*** Working data

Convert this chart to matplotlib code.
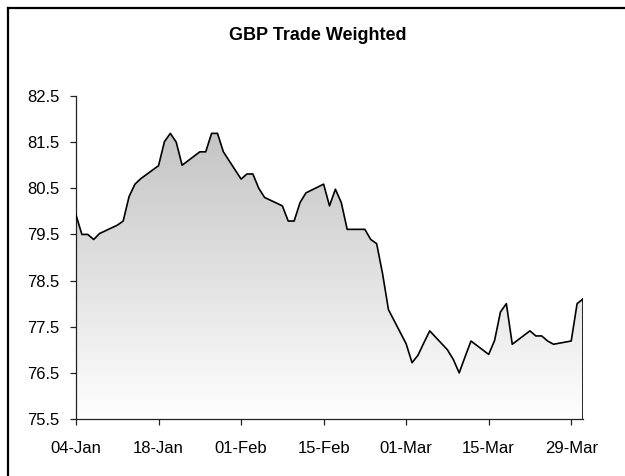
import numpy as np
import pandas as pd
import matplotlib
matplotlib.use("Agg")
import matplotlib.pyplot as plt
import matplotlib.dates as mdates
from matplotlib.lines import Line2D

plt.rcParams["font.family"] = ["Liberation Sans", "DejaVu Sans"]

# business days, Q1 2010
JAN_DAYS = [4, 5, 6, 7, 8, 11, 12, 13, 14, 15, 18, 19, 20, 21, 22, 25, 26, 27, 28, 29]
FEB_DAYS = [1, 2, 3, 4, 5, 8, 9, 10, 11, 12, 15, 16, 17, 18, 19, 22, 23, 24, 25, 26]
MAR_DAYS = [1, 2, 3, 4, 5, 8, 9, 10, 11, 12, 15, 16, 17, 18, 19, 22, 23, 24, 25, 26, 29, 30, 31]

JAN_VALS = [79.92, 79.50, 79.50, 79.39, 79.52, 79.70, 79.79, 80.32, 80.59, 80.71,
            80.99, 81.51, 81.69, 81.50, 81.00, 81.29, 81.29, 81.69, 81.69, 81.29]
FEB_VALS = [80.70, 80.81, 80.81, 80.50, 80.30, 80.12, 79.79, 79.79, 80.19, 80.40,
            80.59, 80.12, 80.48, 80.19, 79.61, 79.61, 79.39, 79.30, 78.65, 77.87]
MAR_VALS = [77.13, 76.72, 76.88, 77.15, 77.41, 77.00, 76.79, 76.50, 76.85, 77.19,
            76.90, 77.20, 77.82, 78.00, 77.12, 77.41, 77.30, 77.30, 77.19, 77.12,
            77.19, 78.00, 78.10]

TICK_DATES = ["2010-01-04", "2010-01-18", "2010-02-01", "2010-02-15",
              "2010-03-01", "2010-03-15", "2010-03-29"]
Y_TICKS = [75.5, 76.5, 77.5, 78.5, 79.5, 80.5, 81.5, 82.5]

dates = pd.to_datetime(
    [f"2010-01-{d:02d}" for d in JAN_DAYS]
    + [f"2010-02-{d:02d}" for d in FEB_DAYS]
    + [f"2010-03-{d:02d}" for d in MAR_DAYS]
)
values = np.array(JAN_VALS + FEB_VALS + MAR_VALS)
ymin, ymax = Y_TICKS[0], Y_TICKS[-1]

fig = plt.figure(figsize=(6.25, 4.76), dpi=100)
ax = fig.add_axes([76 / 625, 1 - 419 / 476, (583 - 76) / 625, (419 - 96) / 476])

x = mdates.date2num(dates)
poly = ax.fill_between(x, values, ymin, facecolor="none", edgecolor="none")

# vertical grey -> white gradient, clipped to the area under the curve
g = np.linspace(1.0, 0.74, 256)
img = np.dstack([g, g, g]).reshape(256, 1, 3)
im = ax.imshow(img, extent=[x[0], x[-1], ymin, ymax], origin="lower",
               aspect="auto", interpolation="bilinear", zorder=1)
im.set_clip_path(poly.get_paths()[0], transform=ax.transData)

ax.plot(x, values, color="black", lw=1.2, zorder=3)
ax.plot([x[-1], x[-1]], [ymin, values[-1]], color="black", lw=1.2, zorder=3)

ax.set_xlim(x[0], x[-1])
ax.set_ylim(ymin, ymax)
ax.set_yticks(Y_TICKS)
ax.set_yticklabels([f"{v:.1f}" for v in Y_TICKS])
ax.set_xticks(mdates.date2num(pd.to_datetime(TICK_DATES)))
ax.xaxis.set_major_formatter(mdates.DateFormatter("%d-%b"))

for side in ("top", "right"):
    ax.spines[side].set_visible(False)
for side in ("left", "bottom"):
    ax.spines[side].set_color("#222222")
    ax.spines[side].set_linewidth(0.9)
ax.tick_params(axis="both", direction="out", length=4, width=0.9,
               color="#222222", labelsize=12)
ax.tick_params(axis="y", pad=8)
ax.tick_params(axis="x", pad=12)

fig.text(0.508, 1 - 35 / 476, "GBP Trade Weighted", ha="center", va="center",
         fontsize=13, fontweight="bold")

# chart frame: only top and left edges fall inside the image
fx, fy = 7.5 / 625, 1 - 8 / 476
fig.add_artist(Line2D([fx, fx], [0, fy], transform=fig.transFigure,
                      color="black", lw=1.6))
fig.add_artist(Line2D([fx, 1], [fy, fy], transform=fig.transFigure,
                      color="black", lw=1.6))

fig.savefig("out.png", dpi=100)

******
*** Working data

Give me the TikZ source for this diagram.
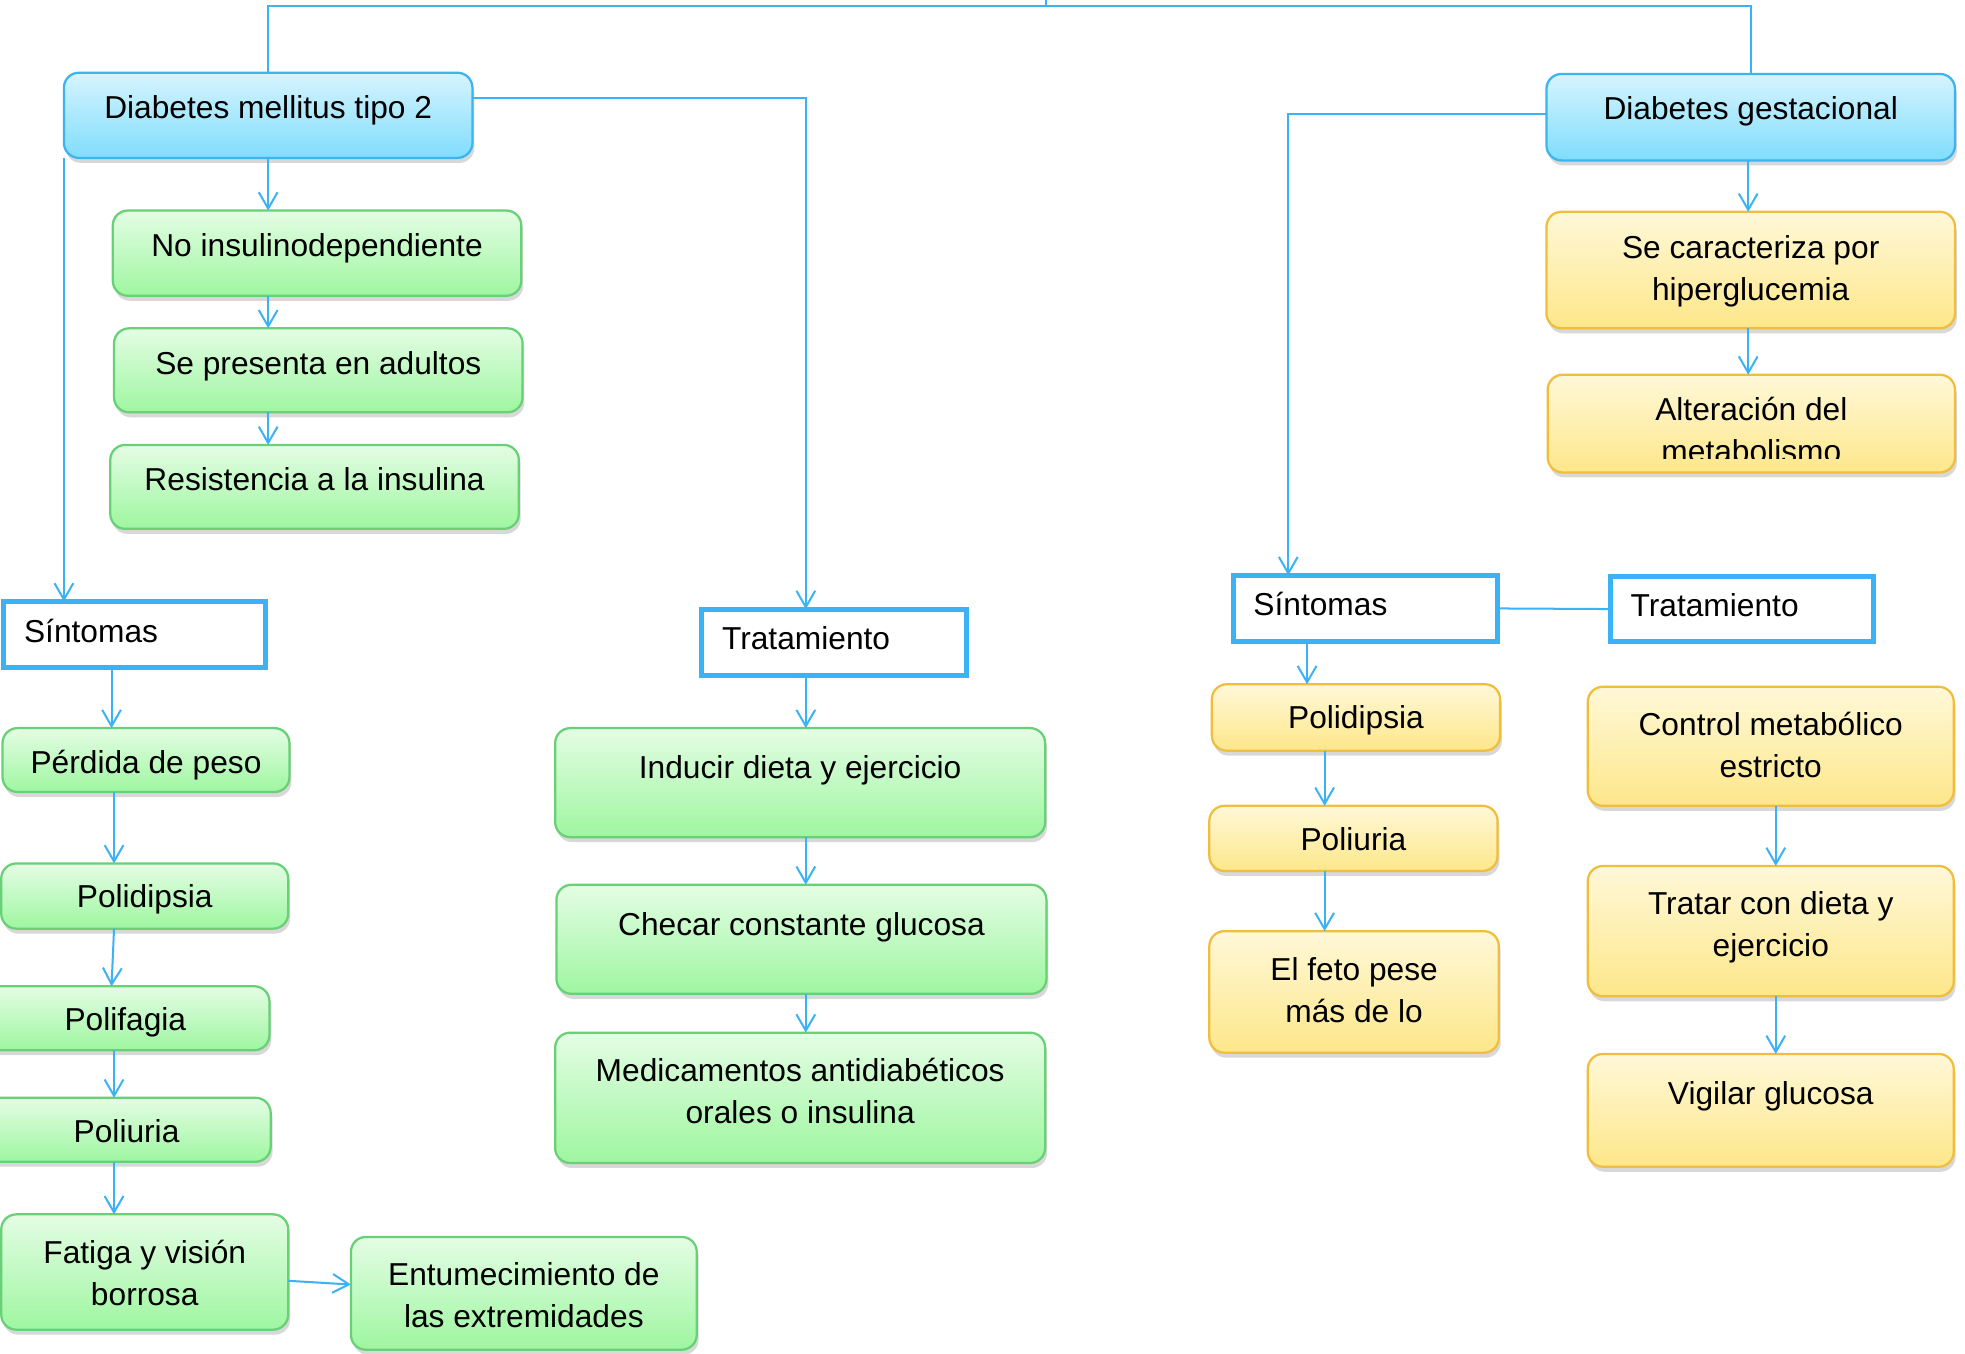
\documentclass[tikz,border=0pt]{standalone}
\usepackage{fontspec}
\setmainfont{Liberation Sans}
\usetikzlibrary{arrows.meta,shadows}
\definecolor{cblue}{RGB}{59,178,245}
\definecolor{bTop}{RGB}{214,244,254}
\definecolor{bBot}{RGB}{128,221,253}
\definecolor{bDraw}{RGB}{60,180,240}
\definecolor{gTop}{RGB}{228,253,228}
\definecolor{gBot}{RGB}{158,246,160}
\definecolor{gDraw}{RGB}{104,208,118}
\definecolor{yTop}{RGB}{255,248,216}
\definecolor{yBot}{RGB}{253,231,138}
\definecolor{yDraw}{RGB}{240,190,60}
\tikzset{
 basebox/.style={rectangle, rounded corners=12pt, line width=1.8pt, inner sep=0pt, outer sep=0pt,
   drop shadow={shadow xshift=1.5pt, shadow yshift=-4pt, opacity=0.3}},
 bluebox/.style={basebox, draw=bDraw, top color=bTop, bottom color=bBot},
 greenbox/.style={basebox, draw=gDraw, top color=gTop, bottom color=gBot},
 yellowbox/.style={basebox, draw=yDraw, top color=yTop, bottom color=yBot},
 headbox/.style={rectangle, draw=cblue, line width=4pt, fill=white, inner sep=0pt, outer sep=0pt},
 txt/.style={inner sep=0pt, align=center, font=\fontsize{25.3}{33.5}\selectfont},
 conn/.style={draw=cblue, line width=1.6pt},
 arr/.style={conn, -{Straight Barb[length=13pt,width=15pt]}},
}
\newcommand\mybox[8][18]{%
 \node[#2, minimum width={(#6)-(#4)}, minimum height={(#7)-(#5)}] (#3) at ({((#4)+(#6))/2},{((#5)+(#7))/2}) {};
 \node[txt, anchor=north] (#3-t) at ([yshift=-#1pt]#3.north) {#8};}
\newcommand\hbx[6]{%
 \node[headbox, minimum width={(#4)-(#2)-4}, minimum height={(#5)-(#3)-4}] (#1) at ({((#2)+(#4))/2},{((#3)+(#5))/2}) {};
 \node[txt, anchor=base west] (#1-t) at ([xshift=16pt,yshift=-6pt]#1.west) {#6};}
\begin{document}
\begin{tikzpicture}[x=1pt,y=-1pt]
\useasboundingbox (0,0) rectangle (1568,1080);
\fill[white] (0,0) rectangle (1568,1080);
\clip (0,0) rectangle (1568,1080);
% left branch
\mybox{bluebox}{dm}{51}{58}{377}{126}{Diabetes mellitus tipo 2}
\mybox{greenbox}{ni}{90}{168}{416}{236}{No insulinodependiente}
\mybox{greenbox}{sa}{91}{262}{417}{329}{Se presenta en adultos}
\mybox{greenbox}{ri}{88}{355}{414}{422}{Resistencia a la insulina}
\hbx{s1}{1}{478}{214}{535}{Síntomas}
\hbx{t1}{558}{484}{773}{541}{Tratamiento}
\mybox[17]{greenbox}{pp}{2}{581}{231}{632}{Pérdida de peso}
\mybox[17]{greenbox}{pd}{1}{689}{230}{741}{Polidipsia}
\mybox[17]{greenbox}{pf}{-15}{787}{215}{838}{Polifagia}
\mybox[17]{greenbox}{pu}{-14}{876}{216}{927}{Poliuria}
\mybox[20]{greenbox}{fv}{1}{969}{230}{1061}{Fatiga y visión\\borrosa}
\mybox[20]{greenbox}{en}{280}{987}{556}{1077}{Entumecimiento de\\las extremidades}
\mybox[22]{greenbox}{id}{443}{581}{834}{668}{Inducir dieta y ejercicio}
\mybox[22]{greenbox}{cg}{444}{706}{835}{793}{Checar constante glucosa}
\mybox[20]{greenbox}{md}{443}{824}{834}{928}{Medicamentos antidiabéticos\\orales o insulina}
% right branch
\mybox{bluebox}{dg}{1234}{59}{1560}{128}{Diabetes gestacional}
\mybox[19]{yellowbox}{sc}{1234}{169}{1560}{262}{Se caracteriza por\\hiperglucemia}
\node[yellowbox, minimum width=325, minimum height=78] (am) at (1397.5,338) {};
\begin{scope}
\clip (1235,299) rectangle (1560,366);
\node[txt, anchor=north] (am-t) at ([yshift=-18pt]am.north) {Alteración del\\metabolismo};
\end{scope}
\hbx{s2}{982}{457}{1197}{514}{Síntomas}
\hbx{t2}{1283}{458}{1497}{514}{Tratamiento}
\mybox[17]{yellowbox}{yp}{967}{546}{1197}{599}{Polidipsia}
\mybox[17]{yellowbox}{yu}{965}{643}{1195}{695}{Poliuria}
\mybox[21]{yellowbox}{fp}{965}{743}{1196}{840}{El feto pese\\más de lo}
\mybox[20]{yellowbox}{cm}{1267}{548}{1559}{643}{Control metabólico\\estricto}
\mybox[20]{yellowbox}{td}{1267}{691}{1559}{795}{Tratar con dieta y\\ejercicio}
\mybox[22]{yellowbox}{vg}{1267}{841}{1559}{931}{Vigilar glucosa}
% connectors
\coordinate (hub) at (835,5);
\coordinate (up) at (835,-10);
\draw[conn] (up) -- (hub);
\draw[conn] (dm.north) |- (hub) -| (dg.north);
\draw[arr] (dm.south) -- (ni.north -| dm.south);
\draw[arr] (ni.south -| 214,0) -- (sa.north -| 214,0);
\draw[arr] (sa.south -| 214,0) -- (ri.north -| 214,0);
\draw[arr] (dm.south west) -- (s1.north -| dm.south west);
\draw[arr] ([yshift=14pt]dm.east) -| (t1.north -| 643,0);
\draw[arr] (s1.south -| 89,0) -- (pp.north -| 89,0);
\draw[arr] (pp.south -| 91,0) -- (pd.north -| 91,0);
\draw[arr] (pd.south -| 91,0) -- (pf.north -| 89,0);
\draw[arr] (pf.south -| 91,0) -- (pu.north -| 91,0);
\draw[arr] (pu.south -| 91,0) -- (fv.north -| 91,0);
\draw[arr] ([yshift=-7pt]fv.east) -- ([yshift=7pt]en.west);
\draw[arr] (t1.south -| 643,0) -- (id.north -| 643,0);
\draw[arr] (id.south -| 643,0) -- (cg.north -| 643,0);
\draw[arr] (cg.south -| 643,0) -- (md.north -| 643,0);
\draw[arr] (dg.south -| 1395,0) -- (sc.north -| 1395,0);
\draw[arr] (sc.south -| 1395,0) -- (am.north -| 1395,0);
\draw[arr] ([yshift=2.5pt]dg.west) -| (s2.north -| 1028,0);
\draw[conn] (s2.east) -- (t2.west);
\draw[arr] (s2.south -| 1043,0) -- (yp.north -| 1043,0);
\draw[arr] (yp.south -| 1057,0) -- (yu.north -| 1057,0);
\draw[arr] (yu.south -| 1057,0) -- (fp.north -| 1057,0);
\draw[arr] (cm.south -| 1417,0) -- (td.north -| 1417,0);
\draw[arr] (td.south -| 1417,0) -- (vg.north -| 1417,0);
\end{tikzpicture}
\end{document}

******
*** Working data

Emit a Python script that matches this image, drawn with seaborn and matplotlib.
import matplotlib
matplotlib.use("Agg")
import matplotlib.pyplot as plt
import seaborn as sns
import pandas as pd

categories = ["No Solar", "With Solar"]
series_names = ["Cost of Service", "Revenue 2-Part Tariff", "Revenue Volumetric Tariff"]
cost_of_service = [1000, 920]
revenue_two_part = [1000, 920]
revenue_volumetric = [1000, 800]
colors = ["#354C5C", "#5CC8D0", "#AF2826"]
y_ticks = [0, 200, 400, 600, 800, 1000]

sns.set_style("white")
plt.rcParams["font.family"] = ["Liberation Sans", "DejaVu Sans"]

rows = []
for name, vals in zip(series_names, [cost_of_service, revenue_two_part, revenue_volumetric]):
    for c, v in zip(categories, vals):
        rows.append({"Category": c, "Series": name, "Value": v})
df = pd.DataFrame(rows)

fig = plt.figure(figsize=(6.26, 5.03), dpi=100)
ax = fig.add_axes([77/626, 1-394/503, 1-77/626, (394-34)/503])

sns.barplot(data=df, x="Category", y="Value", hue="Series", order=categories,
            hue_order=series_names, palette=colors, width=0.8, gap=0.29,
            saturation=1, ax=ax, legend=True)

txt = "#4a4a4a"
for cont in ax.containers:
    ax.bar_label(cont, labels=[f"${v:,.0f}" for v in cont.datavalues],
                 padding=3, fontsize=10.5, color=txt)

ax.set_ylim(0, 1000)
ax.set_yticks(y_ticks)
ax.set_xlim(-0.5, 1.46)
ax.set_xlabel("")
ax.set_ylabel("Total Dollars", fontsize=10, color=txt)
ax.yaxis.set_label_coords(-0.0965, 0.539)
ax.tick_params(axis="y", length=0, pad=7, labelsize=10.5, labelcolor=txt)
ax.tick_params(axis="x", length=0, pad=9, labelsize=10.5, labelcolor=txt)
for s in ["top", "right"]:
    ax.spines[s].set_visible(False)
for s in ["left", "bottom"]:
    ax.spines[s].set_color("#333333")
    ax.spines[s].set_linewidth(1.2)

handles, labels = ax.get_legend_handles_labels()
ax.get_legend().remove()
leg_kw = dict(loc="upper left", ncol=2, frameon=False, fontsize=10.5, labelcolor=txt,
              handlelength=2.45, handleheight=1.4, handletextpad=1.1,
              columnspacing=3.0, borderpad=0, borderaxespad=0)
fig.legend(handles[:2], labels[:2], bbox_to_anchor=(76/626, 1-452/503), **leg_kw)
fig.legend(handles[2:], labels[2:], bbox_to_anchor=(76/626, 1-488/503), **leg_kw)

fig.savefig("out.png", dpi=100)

******

### Prompt
Give back, unchanged, each line from the one containing "Convert this chart to matplotlib code." through the one containing "from matplotlib.lines import Line2D". Pictures are to be left out.

### Right answer
Convert this chart to matplotlib code.
import numpy as np
import pandas as pd
import matplotlib
matplotlib.use("Agg")
import matplotlib.pyplot as plt
import matplotlib.dates as mdates
from matplotlib.lines import Line2D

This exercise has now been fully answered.